Task material:
▬▬▬

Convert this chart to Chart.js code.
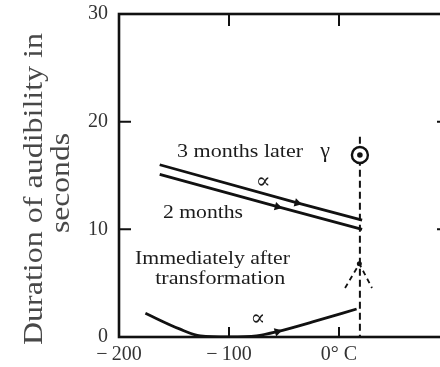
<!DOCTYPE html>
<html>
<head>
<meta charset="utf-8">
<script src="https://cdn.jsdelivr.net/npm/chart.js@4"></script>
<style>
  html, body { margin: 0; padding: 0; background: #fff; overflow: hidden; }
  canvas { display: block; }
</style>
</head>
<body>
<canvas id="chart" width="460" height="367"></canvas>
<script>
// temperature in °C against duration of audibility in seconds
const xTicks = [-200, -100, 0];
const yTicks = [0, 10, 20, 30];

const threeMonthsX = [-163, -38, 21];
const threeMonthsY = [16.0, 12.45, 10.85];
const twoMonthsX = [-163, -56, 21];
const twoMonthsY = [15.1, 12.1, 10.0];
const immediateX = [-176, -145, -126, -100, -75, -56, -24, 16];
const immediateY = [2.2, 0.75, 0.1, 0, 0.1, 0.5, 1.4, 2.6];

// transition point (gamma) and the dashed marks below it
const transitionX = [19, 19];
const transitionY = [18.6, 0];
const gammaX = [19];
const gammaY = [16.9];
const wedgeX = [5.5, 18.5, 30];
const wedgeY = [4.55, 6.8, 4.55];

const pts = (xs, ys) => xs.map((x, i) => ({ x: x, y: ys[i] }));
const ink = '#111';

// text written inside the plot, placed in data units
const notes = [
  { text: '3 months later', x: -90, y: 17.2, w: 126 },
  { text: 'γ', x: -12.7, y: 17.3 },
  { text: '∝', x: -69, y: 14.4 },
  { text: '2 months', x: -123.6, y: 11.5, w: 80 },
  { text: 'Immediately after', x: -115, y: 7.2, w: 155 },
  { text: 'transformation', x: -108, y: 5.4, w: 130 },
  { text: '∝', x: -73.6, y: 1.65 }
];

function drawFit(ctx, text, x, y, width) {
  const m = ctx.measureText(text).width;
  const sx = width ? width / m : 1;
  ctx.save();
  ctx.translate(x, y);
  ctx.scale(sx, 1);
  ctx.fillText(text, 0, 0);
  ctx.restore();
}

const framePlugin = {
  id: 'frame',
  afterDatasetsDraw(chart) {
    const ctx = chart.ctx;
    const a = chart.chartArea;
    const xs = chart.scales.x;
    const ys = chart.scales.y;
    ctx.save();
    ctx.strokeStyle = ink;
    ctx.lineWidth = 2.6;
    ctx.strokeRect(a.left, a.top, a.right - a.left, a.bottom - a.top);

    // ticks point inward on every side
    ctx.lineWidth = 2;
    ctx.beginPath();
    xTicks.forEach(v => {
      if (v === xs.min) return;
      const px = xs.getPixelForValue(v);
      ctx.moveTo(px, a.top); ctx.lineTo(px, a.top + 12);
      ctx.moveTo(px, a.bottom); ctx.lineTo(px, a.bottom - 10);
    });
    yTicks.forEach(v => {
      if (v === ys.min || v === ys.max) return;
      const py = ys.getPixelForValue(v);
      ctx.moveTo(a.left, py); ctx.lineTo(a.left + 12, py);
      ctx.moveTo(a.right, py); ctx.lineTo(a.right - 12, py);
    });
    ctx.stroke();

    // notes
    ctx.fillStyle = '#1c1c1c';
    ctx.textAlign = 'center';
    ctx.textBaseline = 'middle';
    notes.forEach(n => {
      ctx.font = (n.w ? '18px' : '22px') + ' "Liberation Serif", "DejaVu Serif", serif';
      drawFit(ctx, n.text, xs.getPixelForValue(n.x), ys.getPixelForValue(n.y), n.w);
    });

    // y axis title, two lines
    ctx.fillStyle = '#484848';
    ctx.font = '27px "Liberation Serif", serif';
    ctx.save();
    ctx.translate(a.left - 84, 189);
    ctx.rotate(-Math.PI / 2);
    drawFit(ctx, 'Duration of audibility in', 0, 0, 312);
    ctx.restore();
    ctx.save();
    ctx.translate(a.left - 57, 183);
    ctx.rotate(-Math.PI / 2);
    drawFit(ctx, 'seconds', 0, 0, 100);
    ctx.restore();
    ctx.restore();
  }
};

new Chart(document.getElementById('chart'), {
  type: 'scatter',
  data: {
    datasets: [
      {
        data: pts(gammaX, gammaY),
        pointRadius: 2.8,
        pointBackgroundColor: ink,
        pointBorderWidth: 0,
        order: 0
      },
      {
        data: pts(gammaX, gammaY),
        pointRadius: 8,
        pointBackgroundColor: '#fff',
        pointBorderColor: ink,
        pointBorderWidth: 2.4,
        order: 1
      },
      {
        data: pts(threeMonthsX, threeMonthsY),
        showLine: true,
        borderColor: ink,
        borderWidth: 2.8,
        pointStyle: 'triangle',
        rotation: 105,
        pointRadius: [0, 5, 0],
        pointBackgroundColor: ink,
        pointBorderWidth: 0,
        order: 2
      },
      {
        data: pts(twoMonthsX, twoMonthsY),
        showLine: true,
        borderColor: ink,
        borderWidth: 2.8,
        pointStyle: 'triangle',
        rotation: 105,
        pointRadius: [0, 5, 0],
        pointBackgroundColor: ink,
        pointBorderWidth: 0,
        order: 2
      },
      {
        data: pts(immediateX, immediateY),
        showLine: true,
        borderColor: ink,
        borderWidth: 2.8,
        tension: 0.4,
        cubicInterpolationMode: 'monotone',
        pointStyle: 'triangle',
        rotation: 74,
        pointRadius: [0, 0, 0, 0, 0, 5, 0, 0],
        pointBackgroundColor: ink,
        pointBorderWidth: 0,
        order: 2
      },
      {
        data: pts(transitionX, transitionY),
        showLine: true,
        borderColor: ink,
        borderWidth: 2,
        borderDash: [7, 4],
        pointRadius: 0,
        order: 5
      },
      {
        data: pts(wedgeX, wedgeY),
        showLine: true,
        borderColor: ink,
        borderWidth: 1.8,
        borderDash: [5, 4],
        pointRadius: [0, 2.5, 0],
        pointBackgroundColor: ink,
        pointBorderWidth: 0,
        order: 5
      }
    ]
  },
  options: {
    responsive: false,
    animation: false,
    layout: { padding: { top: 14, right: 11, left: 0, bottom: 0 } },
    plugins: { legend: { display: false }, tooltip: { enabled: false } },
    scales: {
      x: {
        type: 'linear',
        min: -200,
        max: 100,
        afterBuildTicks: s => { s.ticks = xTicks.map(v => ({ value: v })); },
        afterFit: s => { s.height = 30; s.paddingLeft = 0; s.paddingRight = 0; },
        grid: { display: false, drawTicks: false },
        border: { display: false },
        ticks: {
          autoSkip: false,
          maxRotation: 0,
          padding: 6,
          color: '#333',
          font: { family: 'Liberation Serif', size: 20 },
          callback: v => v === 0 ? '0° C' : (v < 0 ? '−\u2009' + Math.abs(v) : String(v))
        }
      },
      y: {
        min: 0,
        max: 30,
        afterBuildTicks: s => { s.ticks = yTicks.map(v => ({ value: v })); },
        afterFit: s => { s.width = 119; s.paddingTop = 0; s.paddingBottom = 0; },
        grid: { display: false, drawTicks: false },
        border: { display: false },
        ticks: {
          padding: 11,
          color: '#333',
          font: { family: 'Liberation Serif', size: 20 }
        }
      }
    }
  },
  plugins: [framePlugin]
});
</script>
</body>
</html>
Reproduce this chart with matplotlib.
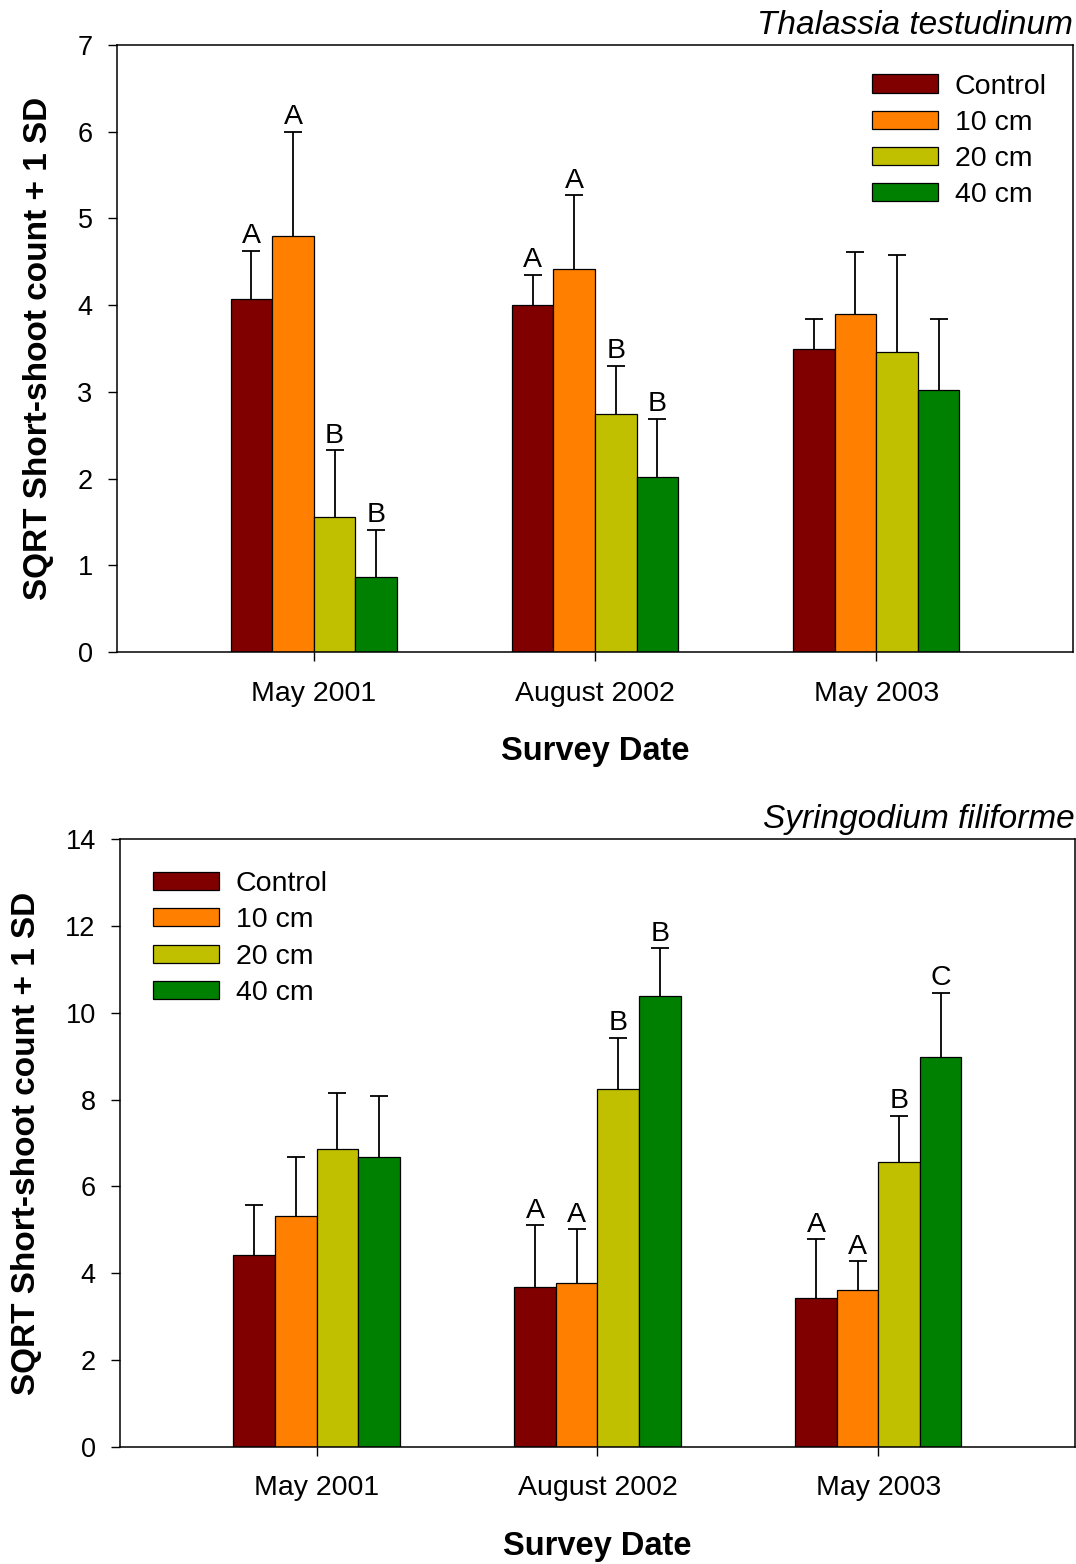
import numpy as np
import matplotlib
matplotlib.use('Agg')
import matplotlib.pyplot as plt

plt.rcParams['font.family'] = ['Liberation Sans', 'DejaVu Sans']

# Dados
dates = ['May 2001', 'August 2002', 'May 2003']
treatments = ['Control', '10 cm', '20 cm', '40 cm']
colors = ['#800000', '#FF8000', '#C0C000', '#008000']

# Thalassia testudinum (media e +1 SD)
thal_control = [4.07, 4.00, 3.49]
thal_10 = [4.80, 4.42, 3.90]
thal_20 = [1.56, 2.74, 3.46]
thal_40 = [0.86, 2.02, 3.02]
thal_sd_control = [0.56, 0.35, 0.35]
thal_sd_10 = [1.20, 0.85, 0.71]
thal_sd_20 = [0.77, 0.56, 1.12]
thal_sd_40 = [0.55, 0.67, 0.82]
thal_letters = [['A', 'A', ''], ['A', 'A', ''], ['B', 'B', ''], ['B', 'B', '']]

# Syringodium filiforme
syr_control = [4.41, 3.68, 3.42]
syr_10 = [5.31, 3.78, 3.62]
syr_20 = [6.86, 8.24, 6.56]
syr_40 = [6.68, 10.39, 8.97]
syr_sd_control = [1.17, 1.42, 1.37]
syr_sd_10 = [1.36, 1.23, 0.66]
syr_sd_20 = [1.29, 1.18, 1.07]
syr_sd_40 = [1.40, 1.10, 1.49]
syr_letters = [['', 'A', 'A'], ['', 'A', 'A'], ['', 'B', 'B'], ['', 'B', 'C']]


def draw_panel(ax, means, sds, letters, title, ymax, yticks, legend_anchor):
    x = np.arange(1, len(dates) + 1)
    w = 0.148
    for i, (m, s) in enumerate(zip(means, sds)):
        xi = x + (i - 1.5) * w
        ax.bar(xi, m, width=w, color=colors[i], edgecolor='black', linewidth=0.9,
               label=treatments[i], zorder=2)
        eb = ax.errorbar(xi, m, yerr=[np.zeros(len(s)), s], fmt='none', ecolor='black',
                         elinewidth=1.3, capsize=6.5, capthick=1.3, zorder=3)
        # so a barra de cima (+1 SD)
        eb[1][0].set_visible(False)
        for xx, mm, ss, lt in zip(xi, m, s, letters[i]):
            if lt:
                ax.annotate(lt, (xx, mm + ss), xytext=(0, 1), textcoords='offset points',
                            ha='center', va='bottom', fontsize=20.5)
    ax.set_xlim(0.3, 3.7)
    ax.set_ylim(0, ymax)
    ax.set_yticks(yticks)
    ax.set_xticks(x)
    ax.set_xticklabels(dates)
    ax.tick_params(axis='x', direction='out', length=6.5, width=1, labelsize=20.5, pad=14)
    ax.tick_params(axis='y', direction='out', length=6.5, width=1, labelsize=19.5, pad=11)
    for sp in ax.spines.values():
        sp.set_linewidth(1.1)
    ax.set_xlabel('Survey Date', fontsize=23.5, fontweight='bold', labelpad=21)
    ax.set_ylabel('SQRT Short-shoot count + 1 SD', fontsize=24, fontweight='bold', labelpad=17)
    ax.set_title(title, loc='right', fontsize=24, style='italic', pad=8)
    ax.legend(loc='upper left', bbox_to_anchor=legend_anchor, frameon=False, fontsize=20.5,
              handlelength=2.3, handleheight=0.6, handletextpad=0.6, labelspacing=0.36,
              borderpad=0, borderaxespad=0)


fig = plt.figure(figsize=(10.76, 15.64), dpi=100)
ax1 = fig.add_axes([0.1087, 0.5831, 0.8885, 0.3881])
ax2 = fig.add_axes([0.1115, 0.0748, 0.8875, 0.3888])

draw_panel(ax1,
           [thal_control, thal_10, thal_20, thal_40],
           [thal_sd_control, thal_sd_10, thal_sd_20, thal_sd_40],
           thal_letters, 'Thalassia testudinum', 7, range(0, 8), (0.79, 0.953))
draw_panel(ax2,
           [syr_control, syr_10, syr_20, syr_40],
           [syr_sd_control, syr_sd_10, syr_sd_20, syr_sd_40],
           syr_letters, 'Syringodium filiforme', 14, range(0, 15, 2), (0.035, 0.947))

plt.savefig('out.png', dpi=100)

▬▬▬

To be done:
Using the entries above, transcribe every line from the line containing "Reproduce this chart with matplotlib." through the line containing "colors = ['#800000', '#FF8000', '#C0C000', '#008000']". Do not copy pictures.

Answer to the problem:
Reproduce this chart with matplotlib.
import numpy as np
import matplotlib
matplotlib.use('Agg')
import matplotlib.pyplot as plt

plt.rcParams['font.family'] = ['Liberation Sans', 'DejaVu Sans']

# Dados
dates = ['May 2001', 'August 2002', 'May 2003']
treatments = ['Control', '10 cm', '20 cm', '40 cm']
colors = ['#800000', '#FF8000', '#C0C000', '#008000']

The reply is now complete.